[Data segment]
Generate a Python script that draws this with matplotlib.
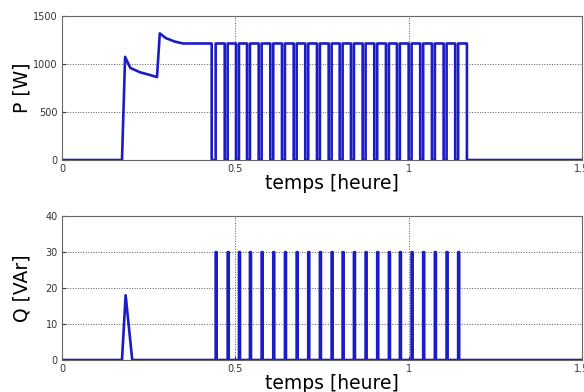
import numpy as np
import matplotlib
matplotlib.use("Agg")
import matplotlib.pyplot as plt

# start-up part of P (temps [heure], P [W])
p_start_t = [0.0, 0.173, 0.182, 0.197, 0.225, 0.255, 0.274, 0.282, 0.300, 0.325, 0.349]
p_start_v = [0, 0, 1075, 960, 915, 885, 865, 1320, 1270, 1235, 1215]
p_high = 1215

# switching instants of the load
p_on_t = [0.4432, 0.4778, 0.5104, 0.5421, 0.5758, 0.6093, 0.6430, 0.6768, 0.7102, 0.7439, 0.7777,
          0.8094, 0.8420, 0.8757, 0.9092, 0.9429, 0.9746, 1.0084, 1.0418, 1.0755, 1.1093, 1.1427]
p_off_t = [0.4317, 0.4693, 0.5019, 0.5336, 0.5673, 0.6008, 0.6345, 0.6683, 0.7017, 0.7354, 0.7692,
           0.8009, 0.8335, 0.8672, 0.9007, 0.9344, 0.9661, 0.9999, 1.0333, 1.0670, 1.1008, 1.1342, 1.1680]

# reactive power
q_start_t = [0.0, 0.173, 0.1835, 0.2026]
q_start_v = [0, 0, 18, 0]
q_spike = 30
q_spike_width = 0.003

t_end = 1.5
xticks = [0, 0.5, 1, 1.5]
xticklabels = ["0", "0.5", "1", "1.5"]

# build the P step signal
pt = list(p_start_t)
pv = list(p_start_v)
for i, toff in enumerate(p_off_t):
    pt += [toff, toff]
    pv += [p_high, 0]
    if i < len(p_on_t):
        pt += [p_on_t[i], p_on_t[i]]
        pv += [0, p_high]
pt.append(t_end)
pv.append(0)

# build Q signal
qt = list(q_start_t)
qv = list(q_start_v)
for ton in p_on_t:
    qt += [ton, ton, ton + q_spike_width, ton + q_spike_width]
    qv += [0, q_spike, q_spike, 0]
qt.append(t_end)
qv.append(0)

col = '#1c1cc4'
fig = plt.figure(figsize=(5.84, 3.92), dpi=100)
ax1 = fig.add_axes([0.1062, 0.5918, 0.8904, 0.367])
ax2 = fig.add_axes([0.1062, 0.0816, 0.8904, 0.367])

for ax, x, y, yl, ylab, yt in [(ax1, pt, pv, 1500, 'P [W]', [0, 500, 1000, 1500]),
                               (ax2, qt, qv, 40, 'Q [VAr]', [0, 10, 20, 30, 40])]:
    ax.plot(x, y, color=col, linewidth=1.9)
    ax.set_xlim(0, t_end)
    ax.set_ylim(0, yl)
    ax.set_xticks(xticks)
    ax.set_xticklabels(xticklabels)
    ax.set_yticks(yt)
    ax.grid(True, linestyle=':', color='#555555', linewidth=0.7)
    ax.tick_params(direction='in', labelsize=7, colors='#333333', length=3, pad=3)
    for s in ax.spines.values():
        s.set_color('#666666')
        s.set_linewidth(0.8)
    ax.set_xlabel('temps [heure]', fontsize=13.5)
    ax.set_ylabel(ylab, fontsize=13.5)
    ax.xaxis.set_label_coords(0.52, -0.095)
    ax.yaxis.set_label_coords(-0.058, 0.5)

fig.savefig('out.png', dpi=100)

[The exercise] Without the pictures, write out all of the material exactly.

[Written answer]
Generate a Python script that draws this with matplotlib.
import numpy as np
import matplotlib
matplotlib.use("Agg")
import matplotlib.pyplot as plt

# start-up part of P (temps [heure], P [W])
p_start_t = [0.0, 0.173, 0.182, 0.197, 0.225, 0.255, 0.274, 0.282, 0.300, 0.325, 0.349]
p_start_v = [0, 0, 1075, 960, 915, 885, 865, 1320, 1270, 1235, 1215]
p_high = 1215

# switching instants of the load
p_on_t = [0.4432, 0.4778, 0.5104, 0.5421, 0.5758, 0.6093, 0.6430, 0.6768, 0.7102, 0.7439, 0.7777,
          0.8094, 0.8420, 0.8757, 0.9092, 0.9429, 0.9746, 1.0084, 1.0418, 1.0755, 1.1093, 1.1427]
p_off_t = [0.4317, 0.4693, 0.5019, 0.5336, 0.5673, 0.6008, 0.6345, 0.6683, 0.7017, 0.7354, 0.7692,
           0.8009, 0.8335, 0.8672, 0.9007, 0.9344, 0.9661, 0.9999, 1.0333, 1.0670, 1.1008, 1.1342, 1.1680]

# reactive power
q_start_t = [0.0, 0.173, 0.1835, 0.2026]
q_start_v = [0, 0, 18, 0]
q_spike = 30
q_spike_width = 0.003

t_end = 1.5
xticks = [0, 0.5, 1, 1.5]
xticklabels = ["0", "0.5", "1", "1.5"]

# build the P step signal
pt = list(p_start_t)
pv = list(p_start_v)
for i, toff in enumerate(p_off_t):
    pt += [toff, toff]
    pv += [p_high, 0]
    if i < len(p_on_t):
        pt += [p_on_t[i], p_on_t[i]]
        pv += [0, p_high]
pt.append(t_end)
pv.append(0)

# build Q signal
qt = list(q_start_t)
qv = list(q_start_v)
for ton in p_on_t:
    qt += [ton, ton, ton + q_spike_width, ton + q_spike_width]
    qv += [0, q_spike, q_spike, 0]
qt.append(t_end)
qv.append(0)

col = '#1c1cc4'
fig = plt.figure(figsize=(5.84, 3.92), dpi=100)
ax1 = fig.add_axes([0.1062, 0.5918, 0.8904, 0.367])
ax2 = fig.add_axes([0.1062, 0.0816, 0.8904, 0.367])

for ax, x, y, yl, ylab, yt in [(ax1, pt, pv, 1500, 'P [W]', [0, 500, 1000, 1500]),
                               (ax2, qt, qv, 40, 'Q [VAr]', [0, 10, 20, 30, 40])]:
    ax.plot(x, y, color=col, linewidth=1.9)
    ax.set_xlim(0, t_end)
    ax.set_ylim(0, yl)
    ax.set_xticks(xticks)
    ax.set_xticklabels(xticklabels)
    ax.set_yticks(yt)
    ax.grid(True, linestyle=':', color='#555555', linewidth=0.7)
    ax.tick_params(direction='in', labelsize=7, colors='#333333', length=3, pad=3)
    for s in ax.spines.values():
        s.set_color('#666666')
        s.set_linewidth(0.8)
    ax.set_xlabel('temps [heure]', fontsize=13.5)
    ax.set_ylabel(ylab, fontsize=13.5)
    ax.xaxis.set_label_coords(0.52, -0.095)
    ax.yaxis.set_label_coords(-0.058, 0.5)

fig.savefig('out.png', dpi=100)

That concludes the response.